The trend toward “dry January” and “mindful drinking” has prompted a boomlet in dealcoholized wine and so-called “wine alternatives,” creative concoctions meant to mimic wine’s body and flavor. There are several new choices that weren’t on the market a year ago, appealing to consumers who want the experience of wine without the effects and aftereffects of alcohol.

And the new dealcoholized wines increasingly are offered by quality-minded wineries starting with good product, rather than the highly doctored, heavily sweetened concoctions that are still prevalent on the market.

“Dealcoholized” is a regulatory term for wine reduced to less than 0.5 percent alcohol by volume. This is typically done through a technique called reverse osmosis or by running the wine repeatedly through a centrifuge-like device called a spinning cone. These processes remove not only alcohol, which provides body and texture to wine, but also more delicate flavor components. Some of those flavors and aromas can be captured and added back, usually with considerable amounts of sugar or wine concentrates to compensate for the loss of texture and sweetness from the missing alcohol. (Alcohol, being fermented sugar, may not make wine taste sweet, but its absence leaves a notable tartness.) Since the additions fall under FDA regulation, these beverages carry nutritional and ingredient labeling, so we can tell how much sugar has been added back.

Most of these taste like, well, grape juice, either unsweetened (sour) or sweetened. Some brands I have recommended that best approximate wine are New Zealand’s Giesen 0%, which adds back 6 percent unfermented juice, and Le Petit Béret from France. French Bloom makes a very good zero-alcohol sparkling. And several German producers, including Leitz, Selbach and Loosen Bros. — of the Dr. Loosen estate — have introduced dealcoholized rieslings, both dry and sparkling. Being relatively low-alcohol to begin with, riesling may have an advantage in this market. The examples from Loosen Bros., called Dr. Lo, are especially good.

For Rachel Martin, the challenge was to create a dealcoholized wine that still expresses grape variety and terroir. Martin is the co-founder and CEO of Oceano Wines, producer of outstanding chardonnay and pinot noir from the Spanish Springs Vineyard in the San Luis Obispo Coast region of California. Last fall, she introduced Oceano Zero 2022, a dealcoholized pinot noir from the same vineyard and made in the same way before having the alcohol removed through the spinning cone process.

Martin is familiar to Virginia wine fans as the former executive director of her family’s Boxwood Winery in Middleburg, Va. While developing Oceano Zero, she participated in dry January last year and experienced “immense benefits for my mental and physical health,” she says. She hopes a quality dealcoholized wine can fit into “a healthier, more conscious lifestyle around alcohol consumption.” The 2023 vintage of Oceano Zero, to be released this spring, will add a chardonnay and a syrah to the line.

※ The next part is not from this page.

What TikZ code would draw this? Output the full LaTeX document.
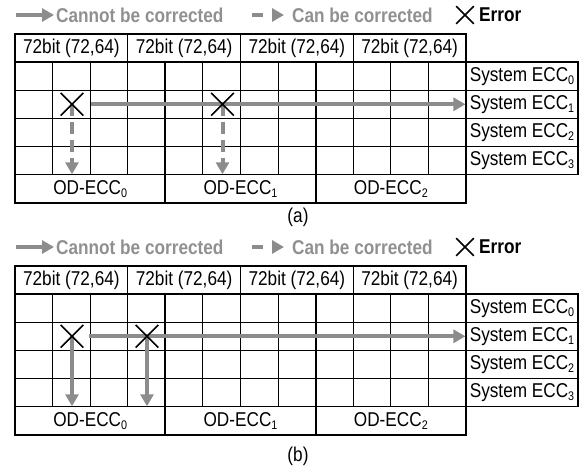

A “wine alternative,” in contrast, is a drink that has never been fermented. These are concoctions worthy of talented mixologists, intended to mimic wine’s body, acidity and flavors without alcohol. Most alternatives I’ve tried taste more like cocktails than wine, which is fine.

The Canadian brand Proxies leads this sector. The Proxies Red Ember, which is the most winelike wine alternative I’ve tasted, has a long ingredient list that reads like one of those tasting notes with all sorts of enchanting flavors. These include cabernet sauvignon grapes; pomegranate juice; red wine, blackberry and blueberry concentrates; and vegetable glycerin for body. Ginger and several teas add complexity. Extracts of French oak, coffee, black pepper and cayenne imitate the effects of barrel aging, while tartaric acid, sea salt and wine tannins add the final touches. I don’t think it would fool any wine lover in a blind tasting, but it’s darn tasty.

A growing number of consumers want the ability to enjoy wine on occasion without feeling the effects of alcohol, whether for personal, social or health reasons. Improving quality and diversity in dealcoholized wines and wine alternatives will give these consumers plenty of options.

(Note: As the market for these zero-alcohol products is still rather niche, distribution is spotty. A good online source is Boisson.)